Large parts of northern Luzon still remain without power after Nanmadol hit with gusts of up to 230 kilometres (145 miles) per hour starting on Saturday, the civil defence office added.

The typhoon, named after an ancient site in Micronesia, weakened after clipping Luzon and has moved away from the Philippines, towards Taiwan and China.

Taiwanese authorities have evacuated about 8,000 people, closed down schools and halted rail services as Nanmadol made landfall Monday and swept across some of the island's most densely populated areas.

An average of 20 storms and typhoons, many of them deadly, hit the Philippines annually.
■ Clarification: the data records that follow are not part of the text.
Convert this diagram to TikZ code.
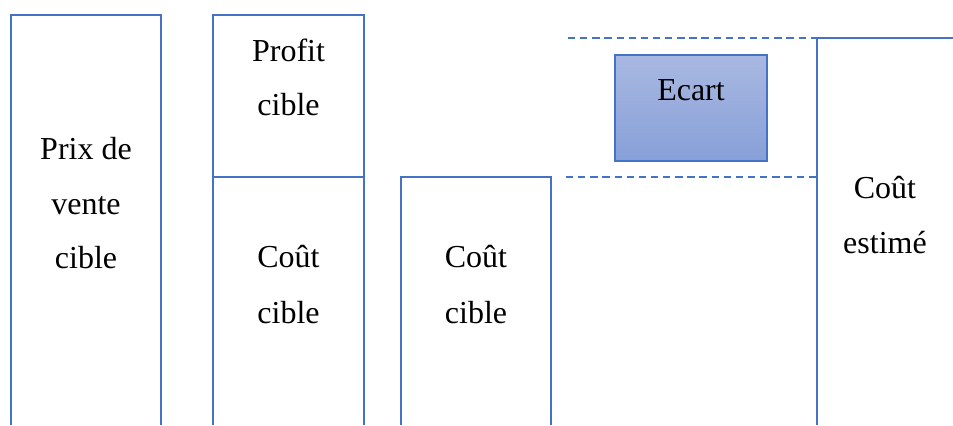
\documentclass[tikz,border=0pt]{standalone}
\usepackage{fontspec}
\setmainfont{Liberation Serif}
\definecolor{barblue}{HTML}{4472C4}
\definecolor{ecarttop}{HTML}{A9B8E1}
\definecolor{ecartbot}{HTML}{87A0D8}
\begin{document}
\begin{tikzpicture}[x=0.75pt,y=-0.75pt,
  bar/.style={draw=barblue,line width=1.8pt,line join=miter},
  guide/.style={draw=barblue,line width=1.1pt,dash pattern=on 5.5pt off 3.6pt},
  lbl/.style={anchor=base,inner sep=0pt,font=\fontsize{24}{29}\selectfont},
  gapbox/.style={draw=barblue,line width=0.8pt,top color=ecarttop,bottom color=ecartbot,
    minimum width=114pt,minimum height=79.5pt,inner sep=0pt}
]
\useasboundingbox (0,0) rectangle (953,425);

% corner points of the open columns
\coordinate (a1) at (11,425);  \coordinate (a2) at (11,15);
\coordinate (a3) at (161,15);  \coordinate (a4) at (161,425);
\coordinate (b1) at (213,425); \coordinate (b2) at (213,15);
\coordinate (b3) at (364,15);  \coordinate (b4) at (364,425);
\coordinate (bl) at (213,177); \coordinate (br) at (364,177);
\coordinate (c1) at (401,425); \coordinate (c2) at (401,177);
\coordinate (c3) at (551,177); \coordinate (c4) at (551,425);
\coordinate (d1) at (817,425); \coordinate (d2) at (817,38);
\coordinate (d3) at (953,38);
\coordinate (gt) at (568,38);  \coordinate (gb) at (566,177);
\coordinate (db) at (817,177);

% columns
\draw[bar] (a1) -- (a2) -- (a3) -- (a4);
\draw[bar] (b1) -- (b2) -- (b3) -- (b4);
\draw[bar] (bl) -- (br);
\draw[bar] (c1) -- (c2) -- (c3) -- (c4);
\draw[bar] (d1) -- (d2) -- (d3);

% guide lines marking the gap
\draw[guide] (gt) -- (d2);
\draw[guide] (gb) -- (db);

% gap box
\node[gapbox] (ecart) at (691,108) {};
\node[lbl] (ecartlbl) at (691,100) {Ecart};

% labels
\node[lbl] (pv1) at (86,159) {Prix de};
\node[lbl] (pv2) at (86,214) {vente};
\node[lbl] (pv3) at (86,268) {cible};

\node[lbl] (pc1) at (288.5,61) {Profit};
\node[lbl] (pc2) at (288.5,115) {cible};

\node[lbl] (cc1) at (288.5,267) {Coût};
\node[lbl] (cc2) at (288.5,323) {cible};

\node[lbl] (ct1) at (476,267) {Coût};
\node[lbl] (ct2) at (476,323) {cible};

\node[lbl] (ce1) at (885,198) {Coût};
\node[lbl] (ce2) at (885,253) {estimé};
\end{tikzpicture}
\end{document}
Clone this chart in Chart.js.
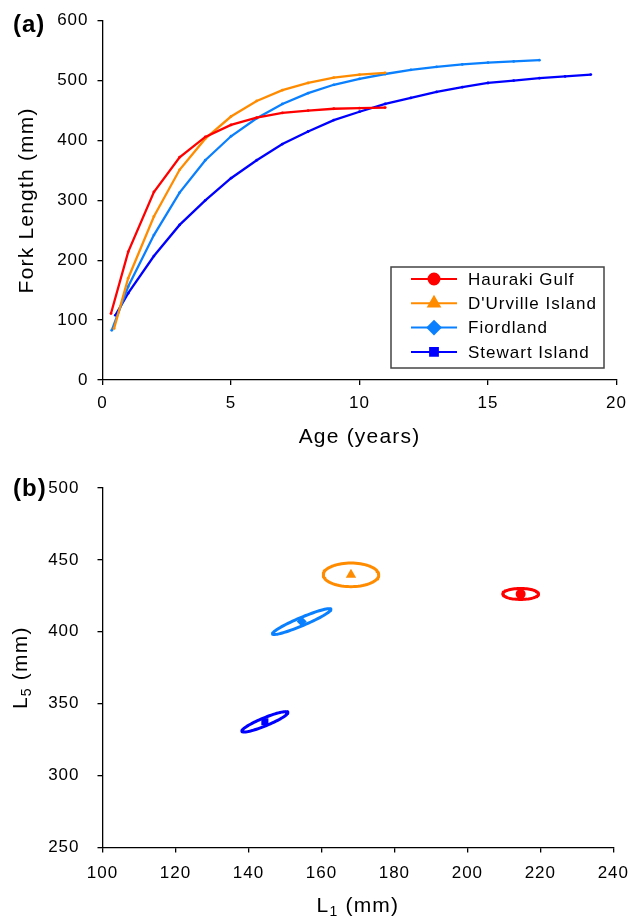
<!DOCTYPE html>
<html>
<head>
<meta charset="utf-8">
<script src="https://cdn.jsdelivr.net/npm/chart.js@4.4.1/dist/chart.umd.min.js"></script>
<style>
  html, body { margin: 0; padding: 0; background: #fff; }
  .panel { width: 640px; height: 458px; }
</style>
</head>
<body>
<div class="panel"><canvas id="chartGrowth" width="640" height="458"></canvas></div>
<div class="panel"><canvas id="chartLengths" width="640" height="458"></canvas></div>
<script>
// ── Data ─────────────────────────────────────────────────────────
const regions = ["Hauraki Gulf", "D'Urville Island", "Fiordland", "Stewart Island"];
const colors  = ["#FF0000", "#FF8C00", "#0A80FF", "#0000FF"];
const markers = ["circle", "triangle", "rectRot", "rect"];

// (a) fitted growth curves: age (years) vs fork length (mm)
const haurakiAge   = [0.33, 1, 2, 3, 4, 5, 6, 7, 8, 9, 10, 11];
const haurakiFL    = [111, 214, 314, 372, 406, 426, 438, 446, 450, 453, 454, 455];
const durvilleAge  = [0.45, 1, 2, 3, 4, 5, 6, 7, 8, 9, 10, 11];
const durvilleFL   = [86, 170, 273, 351, 403, 440, 466, 484, 496, 505, 510, 513];
const fiordlandAge = [0.36, 1, 2, 3, 4, 5, 6, 7, 8, 9, 10, 11, 12, 13, 14, 15, 16, 17];
const fiordlandFL  = [83, 156, 242, 313, 367, 407, 437, 461, 479, 493, 503, 511, 518, 523, 527, 530, 532, 534];
const stewartAge   = [0.5, 1, 2, 3, 4, 5, 6, 7, 8, 9, 10, 11, 12, 13, 14, 15, 16, 17, 18, 19];
const stewartFL    = [108, 145, 207, 259, 300, 337, 367, 394, 415, 434, 448, 461, 471, 481, 489, 496, 500, 504, 507, 510];

// (b) mean L1 / L5 and confidence ellipse half-axes (mm)
const meanL1    = [214.6, 168.1, 154.6, 144.5];
const meanL5    = [426.3, 439.6, 407.1, 337.4];
const ellMajor  = [[4.9, 0], [7.6, 0], [8.0, 8.6], [6.3, 6.6]];
const ellMinor  = [[0, 3.8], [0, 8.2], [0.45, -2.6], [0.41, -2.6]];

const xTicksA = [0, 20, 5];
const yTicksA = [0, 600, 100];
const xTicksB = [100, 240, 20];
const yTicksB = [250, 500, 50];

const FONT = "'Liberation Sans', Arial, sans-serif";

function toPoints(xs, ys) {
  return xs.map((x, i) => ({ x, y: ys[i] }));
}

// outline of an ellipse in data units, centre + u·cos t + v·sin t
function ellipseOutline(cx, cy, u, v) {
  const pts = [];
  for (let k = 0; k <= 73; k++) {
    const t = k / 72 * 2 * Math.PI;
    pts.push({ x: cx + u[0] * Math.cos(t) + v[0] * Math.sin(t),
               y: cy + u[1] * Math.cos(t) + v[1] * Math.sin(t) });
  }
  return pts;
}

// ── Shared plugins ───────────────────────────────────────────────
const spacingPlugin = {
  id: "spacing",
  beforeLayout(chart) { chart.ctx.letterSpacing = "1px"; },
  beforeDraw(chart)   { chart.ctx.letterSpacing = "1px"; }
};

// draws text pieces (with optional subscripts) centred on (x, y)
function drawRich(ctx, parts, x, y) {
  const fontOf = p => (p.sub ? "14px " : "21px ") + FONT;
  ctx.letterSpacing = "1.2px";
  const widths = parts.map(p => {
    ctx.font = fontOf(p);
    return ctx.measureText(p.t).width;
  });
  let cur = x - widths.reduce((a, b) => a + b, 0) / 2;
  parts.forEach((p, i) => {
    ctx.font = fontOf(p);
    ctx.fillText(p.t, cur, y + (p.sub ? 6 : 0));
    cur += widths[i];
  });
}

const panelTextPlugin = {
  id: "panelText",
  afterDraw(chart, args, opts) {
    const ctx = chart.ctx;
    const area = chart.chartArea;
    ctx.save();
    ctx.letterSpacing = "1px";
    ctx.fillStyle = "#000";
    ctx.textAlign = "left";
    ctx.textBaseline = "middle";
    ctx.font = "bold 24px " + FONT;
    ctx.fillText(opts.tag, 13, opts.tagY);

    const cx = (area.left + area.right) / 2;
    drawRich(ctx, opts.xTitle, cx, opts.xTitleY);

    ctx.translate(opts.yTitleX, (area.top + area.bottom) / 2);
    ctx.rotate(-Math.PI / 2);
    drawRich(ctx, opts.yTitle, 0, 0);
    ctx.restore();
  }
};

const legendBoxPlugin = {
  id: "legendBox",
  afterDraw(chart, args, opts) {
    const ctx = chart.ctx;
    const { left, top, width, height, rowH } = opts;
    ctx.save();
    ctx.strokeStyle = "#444";
    ctx.lineWidth = 1.5;
    ctx.strokeRect(left, top, width, height);
    chart.data.datasets.forEach((ds, i) => {
      const y = top + 12 + i * rowH;
      ctx.strokeStyle = ds.borderColor;
      ctx.lineWidth = 2;
      ctx.beginPath(); ctx.moveTo(left + 20, y); ctx.lineTo(left + 66, y); ctx.stroke();
      ctx.fillStyle = ds.borderColor;
      Chart.helpers.drawPoint(ctx, {
        pointStyle: markers[i], radius: markers[i] === "circle" || markers[i] === "rect" ? 5.5 : 6.5,
        rotation: 0, borderWidth: 1
      }, left + 43, y);
      ctx.fill();
      ctx.fillStyle = "#000";
      ctx.font = "17px " + FONT;
      ctx.letterSpacing = "1px";
      ctx.textAlign = "left";
      ctx.textBaseline = "middle";
      ctx.fillText(ds.label, left + 77, y + 1);
    });
    ctx.restore();
  }
};

function axisStyle(range, fixedSize, isX, pad) {
  return {
    type: "linear",
    min: range[0], max: range[1],
    ticks: {
      stepSize: range[2], color: "#000", padding: pad,
      font: { size: 17, family: FONT }
    },
    grid:   { drawOnChartArea: false, drawTicks: true, tickLength: 5, color: "#000", lineWidth: 1.3 },
    border: { color: "#000", width: 1.3 },
    afterFit(axis) {
      if (isX) axis.height = fixedSize; else axis.width = fixedSize;
    }
  };
}

// ── (a) growth curves ────────────────────────────────────────────
const growthSeries = [
  [haurakiAge, haurakiFL], [durvilleAge, durvilleFL],
  [fiordlandAge, fiordlandFL], [stewartAge, stewartFL]
];

new Chart(document.getElementById("chartGrowth"), {
  type: "line",
  data: {
    datasets: growthSeries.map(([ages, fl], i) => ({
      label: regions[i],
      data: toPoints(ages, fl),
      borderColor: colors[i],
      backgroundColor: colors[i],
      borderWidth: 2.3,
      pointRadius: 1.4,
      pointBorderWidth: 0,
      tension: 0,
      fill: false,
    }))
  },
  plugins: [spacingPlugin, panelTextPlugin, legendBoxPlugin],
  options: {
    responsive: false,
    animation: false,
    layout: { padding: { left: 0, right: 23.5, top: 20.7, bottom: 0 } },
    plugins: {
      legend: { display: false },
      tooltip: { enabled: false },
      panelText: {
        tag: "(a)", tagY: 25,
        xTitle: [{ t: "Age (years)" }], xTitleY: 437,
        yTitle: [{ t: "Fork Length (mm)" }], yTitleX: 27
      },
      legendBox: { left: 391, top: 267, width: 213, height: 101, rowH: 24.3 }
    },
    scales: {
      x: axisStyle(xTicksA, 78, true, 8),
      y: axisStyle(yTicksA, 102.5, false, 9)
    }
  }
});

// ── (b) L1 vs L5 with confidence ellipses ───────────────────────
const ellipseSets = regions.map((name, i) => ({
  label: name + " ellipse",
  data: ellipseOutline(meanL1[i], meanL5[i], ellMajor[i], ellMinor[i]),
  showLine: true,
  borderColor: colors[i],
  borderWidth: 3,
  borderCapStyle: "round",
  borderJoinStyle: "round",
  pointRadius: 0,
  tension: 0,
}));
const meanSets = regions.map((name, i) => ({
  label: name,
  data: [{ x: meanL1[i], y: meanL5[i] }],
  pointStyle: markers[i],
  pointRadius: markers[i] === "triangle" ? 6 : 5,
  backgroundColor: colors[i],
  borderColor: colors[i],
  borderWidth: 0,
}));

new Chart(document.getElementById("chartLengths"), {
  type: "scatter",
  data: { datasets: [...ellipseSets, ...meanSets] },
  plugins: [spacingPlugin, panelTextPlugin],
  options: {
    responsive: false,
    animation: false,
    layout: { padding: { left: 0, right: 23.5, top: 30, bottom: 0 } },
    plugins: {
      legend: { display: false },
      tooltip: { enabled: false },
      panelText: {
        tag: "(b)", tagY: 31,
        xTitle: [{ t: "L" }, { t: "1", sub: true }, { t: " (mm)" }], xTitleY: 448,
        yTitle: [{ t: "L" }, { t: "5", sub: true }, { t: " (mm)" }], yTitleX: 21
      }
    },
    scales: {
      x: axisStyle(xTicksB, 458 - 389.5, true, 11),
      y: axisStyle(yTicksB, 102.5, false, 18)
    }
  }
});
</script>
</body>
</html>
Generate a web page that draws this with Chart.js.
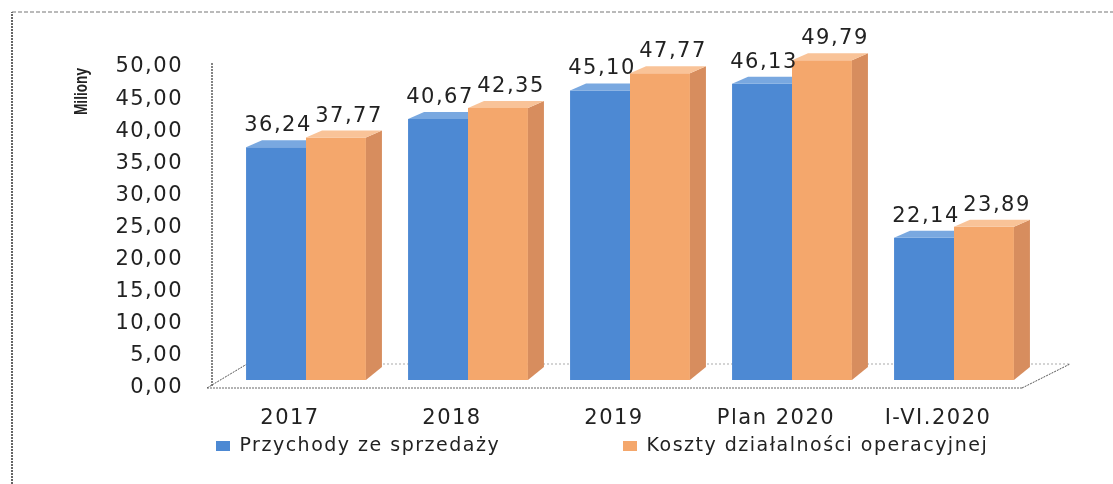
<!DOCTYPE html>
<html><head><meta charset="utf-8">
<script src="https://cdn.jsdelivr.net/npm/chart.js@4.4.1/dist/chart.umd.min.js"></script>
<style>html,body{margin:0;padding:0;background:#fff;overflow:hidden}canvas{display:block}</style>
</head><body>
<canvas id="c" width="1113" height="484"></canvas>
<script>
// ---- data ----
const categories = ['2017', '2018', '2019', 'Plan 2020', 'I-VI.2020'];
const seriesNames = ['Przychody ze sprzedaży', 'Koszty działalności operacyjnej'];
const przychody = [36.24, 40.67, 45.10, 46.13, 22.14];
const koszty = [37.77, 42.35, 47.77, 49.79, 23.89];
const yMin = 0, yMax = 50, yStep = 5;
const axisTitle = 'Miliony';

// ---- style ----
const FONT = "'DejaVu Sans', Verdana, sans-serif";
const TITLE_FAMILY = "'Liberation Sans', Arial, sans-serif";
const TEXT = '#222';
const LS = '1.5px';
const front = ['#4d89d3', '#f4a76c'];
const topC = ['#79a8e0', '#f9c398'];
const sideC = ['#3f74b8', '#d78d5e'];
const DX = 16, DY_TOP = 7, DY_BOT = 13;
const fmt = v => v.toFixed(2).replace('.', ',');

// legend geometry
const LEG_FS = 19, BOXW = 14, BOXH = 10;
const tmp = document.createElement('canvas').getContext('2d');
tmp.font = LEG_FS + 'px ' + FONT; tmp.letterSpacing = LS;
const blueW = tmp.measureText(seriesNames[0]).width;
const LEG_X1 = 216, LEG_X2 = 623, LEG_Y = 436.5;
const legPad = Math.max(10, LEG_X2 - LEG_X1 - (BOXW + LEG_FS / 2 + blueW));

// axis title geometry (condensed look)
const TITLE_Y0 = 68, TITLE_LEN = 47;

function poly(ctx, pts, fill) {
  ctx.beginPath();
  ctx.moveTo(pts[0][0], pts[0][1]);
  for (let k = 1; k < pts.length; k++) ctx.lineTo(pts[k][0], pts[k][1]);
  ctx.closePath();
  ctx.fillStyle = fill;
  ctx.fill();
}
function line(ctx, a, b, color, dash, w) {
  ctx.beginPath();
  ctx.setLineDash(dash);
  ctx.strokeStyle = color; ctx.lineWidth = w;
  ctx.moveTo(a[0], a[1]); ctx.lineTo(b[0], b[1]);
  ctx.stroke();
}

const spacing = {
  id: 'spacing',
  beforeUpdate(c) { c.ctx.letterSpacing = LS; },
  beforeDraw(c) { c.ctx.letterSpacing = LS; }
};

const legendPos = {
  id: 'legendPos',
  afterLayout(c) {
    const lg = c.legend;
    lg.left = LEG_X1 - legPad;
    lg.right = 5000;
    lg.top = LEG_Y - legPad;
    const s = c.scales.y;
    if (!s._tw) {
      s._tw = true;
      const orig = s.drawTitle.bind(s);
      s.drawTitle = function () {
        const ctx = s.ctx;
        ctx.save();
        ctx.letterSpacing = '0px';
        ctx.font = 'bold 19px ' + TITLE_FAMILY;
        const L = ctx.measureText(axisTitle).width;
        const k = TITLE_LEN / L;
        ctx.translate(0, TITLE_Y0);
        ctx.scale(1, k);
        ctx.translate(0, -s.top);
        orig();
        ctx.restore();
      };
    }
  }
};

const frame = {
  id: 'frame',
  beforeDatasetsDraw(chart) {
    const ctx = chart.ctx;
    const {left, right, top, bottom} = chart.chartArea;
    ctx.save();
    line(ctx, [12, 484], [12, 12], '#333', [2, 1], 1.5);
    line(ctx, [12, 12], [1113, 12], '#777', [4, 2], 1.2);
    line(ctx, [left - 13, top + 4], [left - 13, bottom + 7], '#333', [2, 1], 1.2);
    line(ctx, [left - 18, bottom + 8], [right - 13, bottom + 8], '#666', [2, 1], 1);
    line(ctx, [left - 18, bottom + 8], [left + 22, bottom - 16], '#555', [2, 1], 1);
    line(ctx, [left + 22, bottom - 16], [right + 35, bottom - 16], '#aaa', [2, 2], 1);
    line(ctx, [right - 13, bottom + 8], [right + 35, bottom - 16], '#555', [2, 1], 1);
    ctx.restore();
  }
};

const threeD = {
  id: 'threeD',
  afterDatasetsDraw(chart) {
    const ctx = chart.ctx;
    const metas = chart.data.datasets.map((d, i) => chart.getDatasetMeta(i));
    ctx.save();
    for (let i = 0; i < categories.length; i++) {
      metas.forEach((m, di) => {
        const el = m.data[i];
        const l = el.x - el.width / 2, r = el.x + el.width / 2, t = el.y, b = el.base;
        const last = di === metas.length - 1;
        if (last) poly(ctx, [[r, t], [r + DX, t - DY_TOP], [r + DX, b - DY_BOT], [r, b]], sideC[di]);
        const rEnd = last ? r + DX : r;
        poly(ctx, [[l, t], [l + DX, t - DY_TOP], [rEnd, t - DY_TOP], [r, t]], topC[di]);
      });
    }
    ctx.font = '21px ' + FONT;
    ctx.letterSpacing = LS;
    ctx.fillStyle = TEXT;
    ctx.textAlign = 'center';
    ctx.textBaseline = 'alphabetic';
    metas.forEach((m, di) => {
      const vals = chart.data.datasets[di].data;
      m.data.forEach((el, i) => {
        const dx = di === 0 ? 2 : 13;
        ctx.fillText(fmt(vals[i]), el.x + dx, el.y - 16);
      });
    });
    ctx.restore();
  }
};

new Chart(document.getElementById('c'), {
  type: 'bar',
  data: {
    labels: categories,
    datasets: [
      { label: seriesNames[0], data: przychody, backgroundColor: front[0], borderWidth: 0 },
      { label: seriesNames[1], data: koszty, backgroundColor: front[1], borderWidth: 0 }
    ]
  },
  options: {
    responsive: false,
    animation: false,
    devicePixelRatio: 1,
    datasets: { bar: { categoryPercentage: 0.74, barPercentage: 1 } },
    layout: { padding: { top: 59, left: 60, right: 78, bottom: 14 } },
    scales: {
      x: {
        grid: { display: false, drawTicks: false },
        border: { display: false },
        ticks: { color: TEXT, font: { family: FONT, size: 21 }, padding: 26, labelOffset: -16, maxRotation: 0, autoSkip: false },
        afterFit(s) { s.height = 50; }
      },
      y: {
        min: yMin, max: yMax,
        grid: { display: false, drawTicks: false },
        border: { display: false },
        ticks: { stepSize: yStep, color: TEXT, font: { family: FONT, size: 21 }, padding: 42, labelOffset: 8,
                 callback: v => fmt(v) },
        title: { display: true, text: axisTitle, align: 'end', color: '#222',
                 font: { family: TITLE_FAMILY, size: 19, weight: 'bold' },
                 padding: { top: 10, bottom: 0 } },
        afterFit(s) { s.width = 165; }
      }
    },
    plugins: {
      legend: {
        position: 'bottom', align: 'start', maxHeight: 40,
        labels: { color: TEXT, font: { family: FONT, size: LEG_FS }, boxWidth: BOXW, boxHeight: BOXH, padding: legPad }
      },
      tooltip: { enabled: false }
    }
  },
  plugins: [spacing, legendPos, frame, threeD]
});
</script>
</body></html>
The last storms, Nock-ten and Muifa, left at least 70 dead when they hit in July.

Taiwan evacuates 8,000 as typhoon makes landfall
Kaohsiung, Taiwan (AFP) Aug 29, 2011 - Taiwan evacuated thousands of people, closed down schools and halted rail services on Monday as Typhoon Nanmadol swept across some of the island's most densely populated areas.

The typhoon, which left at least 13 dead in the Philippines at the weekend, made landfall near the city of Taitung on the east coast of Taiwan in the early hours of Monday, according to the Central Weather Bureau.

"This is the worst typhoon to hit Taiwan since Morakot," which left more than 700 people dead or missing in 2009, a bureau official said.

The typhoon was slowly moving northwest, packing winds of up to 137 kilometres per hour (80 miles an hour), the bureau said, and was 30 kilometres northeast of the island's second-largest city Kaohsiung as of 0100 GMT.

Islandwide, authorities moved more than 8,000 people to safer places, according to the Central Emergency Operation Centre, as the first typhoon to hit Taiwan this year bore down.

The ministry of defence deployed thousands of troops to assist in evacuations, some navigating flooded areas in armoured personnel carriers.

TV footage showed soldiers walking through village streets in Pingtung county in southern Taiwan, helping people from homes threatened by flooding and putting them on military trucks.

The defence ministry also sent two C-130 transport planes to rescue 140 tourists marooned on the offshore island of Matsu, according to the Taipei Times newspaper.

The Taiwan Railway Administration suspended services on two rail lines from Taitung, the city where the typhoon had made landfall.

The typhoon brought torrential rain and some parts of Taiwan had received more than 500 millimetres of rain since early Sunday.

The Central Weather Bureau urged the public to stay away from mountainous and low-lying areas due to the threat of flash floods and landslides.

As of Monday morning, the Soil and Water Conservation Bureau had issued landslide warnings for more than 300 areas.

Businesses were closed in seven cities and counties in the south of Taiwan, and in all but two of the island's counties, classes were also cancelled at all schools.

Attention was also turned towards China, with the typhoon expected to gradually grind its way towards the Taiwan Straits during the course of Monday.

Southeast China's Fujian province called more than 25,000 fishing boats to port Sunday, amid warnings that moderate to heavy downpours would hit coastal areas from Monday morning, the official Xinhua news agency reported.